A new assessment software program based on aerial photography flagged approximately 12,000 Luzerne County structures and property additions that must be reviewed to make sure they were picked up for taxation, according to the county assessor’s office.
Office workers started chipping away at the list last month amid other duties, county Assessment Director Anthony Alu said Wednesday.
“It’s challenging to say the least. We still have a long way to go,” he said.
County Manager C. David Pedri told county council members last month he eventually will provide monthly updates of new properties and additions identified through the software.
Alu said he does not yet have figures on how many listed properties were reviewed and added to date. He cautioned the additions will be far less than 12,000 because the lion’s share of properties checked so far already had been added to the tax rolls.
The software pinpointed all building footprint changes that occurred between flyovers in 2008 and 2016, Alu said. It did not include a check of current assessment data to rule out ones that had been detected — a task that now falls on the assessor’s office, he said.
“We found some but not a lot,” Alu said in reference to missed properties. “The first two days, I looked up a bunch and didn’t find any that were missed.”
The list also includes some sheds under 200 square feet that are not subject to taxation and properties that have been demolished and warrant removal from the tax rolls, Alu said.
As missed properties are identified, Alu said he will attempt to figure out the reasons they were not picked up.
One culprit may be the failure of some municipalities to forward building permits, which are the primary way assessors become aware of new construction, he said.
Most municipalities appear to regularly produce permits, largely prompted by a push from his office in recent years, he said.
“We need to make sure they’re consistent and getting all these permits to us,” he said, noting municipalities also benefit from increased revenue when properties are added.
Owners also sometimes fail to obtain building permits as required, particularly in rural areas with large tracts where construction is not visible from highways, Alu said.
Properties can’t be added until the exteriors are personally examined by assessor evaluators trained to gather measurements and other descriptions and calculate values, he said. He has five on staff and is in the process of filling a sixth vacant position.
Alu believes this batch of flagged items is unusually large because the software captured eight years of changes. Future flyover updates may occur more frequently, he said.
“I pushed for this software because it’s a great tool to assist. Aerials will show us what we can’t see,” Alu said.
County officials had discussed the software for years but decided it was now financially feasible because Department of Homeland Security grant funding covered the two necessary flyovers that would have cost the county an estimated $100,000 each, officials said.
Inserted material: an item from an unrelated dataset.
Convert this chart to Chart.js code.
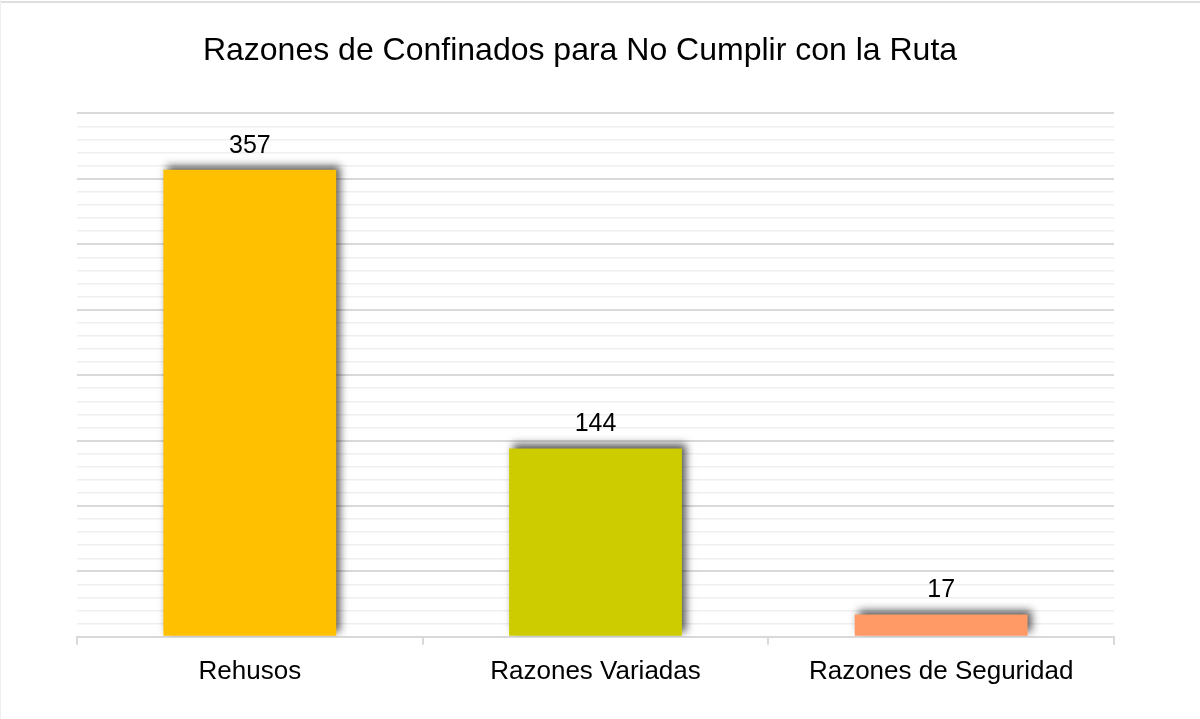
<!DOCTYPE html>
<html>
<head>
<meta charset="utf-8">
<script src="https://cdn.jsdelivr.net/npm/chart.js@4.4.1/dist/chart.umd.min.js"></script>
<style>
html,body{margin:0;padding:0;background:#ffffff;}
#wrap{position:relative;width:1200px;height:719px;overflow:hidden;background:#ffffff;}
#c{position:absolute;left:0;top:0;}
.bt{position:absolute;left:0;top:1px;width:1200px;height:2px;background:#dedede;}
.bl{position:absolute;left:0;top:0;width:1px;height:719px;background:#eeeeee;}
</style>
</head>
<body>
<div id="wrap">
<canvas id="c" width="1200" height="719"></canvas>
<div class="bt"></div><div class="bl"></div>
</div>
<script>
const chartTitle = 'Razones de Confinados para No Cumplir con la Ruta';
const categories = ['Rehusos', 'Razones Variadas', 'Razones de Seguridad'];
const values = [357, 144, 17];
const barColors = ['#FFC000', '#CCCC00', '#FF9966'];
const yMin = 0;
const yMax = 400;
const yStep = 10;
const yMajorStep = 50;

const FONT = "'Liberation Sans', Arial, sans-serif";

const shadowPlugin = {
  id: 'barShadow',
  beforeDatasetDraw(chart) {
    const ctx = chart.ctx;
    ctx.save();
    ctx.shadowColor = 'rgba(0,0,0,0.65)';
    ctx.shadowBlur = 8;
    ctx.shadowOffsetX = 4;
    ctx.shadowOffsetY = -4;
  },
  afterDatasetDraw(chart) {
    chart.ctx.restore();
  }
};

const labelPlugin = {
  id: 'valueLabels',
  afterDatasetsDraw(chart) {
    const ctx = chart.ctx;
    const meta = chart.getDatasetMeta(0);
    const data = chart.data.datasets[0].data;
    ctx.save();
    ctx.font = '25px ' + FONT;
    ctx.fillStyle = '#000000';
    ctx.textAlign = 'center';
    ctx.textBaseline = 'middle';
    meta.data.forEach((bar, i) => {
      ctx.fillText(String(data[i]), bar.x, bar.y - 24);
    });
    ctx.restore();
  }
};

new Chart(document.getElementById('c'), {
  type: 'bar',
  data: {
    labels: categories,
    datasets: [{
      data: values,
      backgroundColor: barColors,
      borderWidth: 0,
      categoryPercentage: 1,
      barPercentage: 0.5
    }]
  },
  options: {
    responsive: false,
    animation: false,
    devicePixelRatio: 1,
    layout: { padding: { left: 0, right: 40, top: 0, bottom: 21 } },
    plugins: {
      legend: { display: false },
      tooltip: { enabled: false },
      title: {
        display: true,
        text: chartTitle,
        color: '#000000',
        font: { family: FONT, size: 32, weight: 'normal' },
        padding: { top: 32, bottom: 43 }
      }
    },
    scales: {
      x: {
        grid: {
          display: true,
          drawOnChartArea: false,
          drawTicks: true,
          tickLength: 8,
          color: '#d9d9d9',
          lineWidth: 2,
          offset: true
        },
        border: { display: true, color: '#d9d9d9', width: 2 },
        ticks: {
          color: '#000000',
          font: { family: FONT, size: 26 },
          padding: 11,
          maxRotation: 0,
          autoSkip: false
        }
      },
      y: {
        min: yMin,
        max: yMax,
        ticks: { display: false, stepSize: yStep },
        grid: {
          drawTicks: false,
          color: (c) => (c.tick && c.tick.value % yMajorStep === 0) ? '#d9d9d9' : '#efefef',
          lineWidth: (c) => (c.tick && c.tick.value % yMajorStep === 0) ? 2 : 1.5
        },
        border: { display: false },
        afterFit(s) { s.width = 77; }
      },
      y2: {
        position: 'right',
        min: yMin,
        max: yMax,
        ticks: { display: false },
        grid: { display: false },
        border: { display: false },
        afterFit(s) { s.width = 46; }
      }
    }
  },
  plugins: [shadowPlugin, labelPlugin]
});
</script>
</body>
</html>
Workers from Rochester-based Pictometry International Corp. photographed each of the more than 165,000 county properties from multiple angles by air, county officials said. Piggybacking onto that contract, the county acquired a $45,000 program digitizing all structure outlines and a $50,000 one using that imagery to flag new construction.
County officials have predicted revenue generated from the taxation of missed properties eventually will cover the software costs.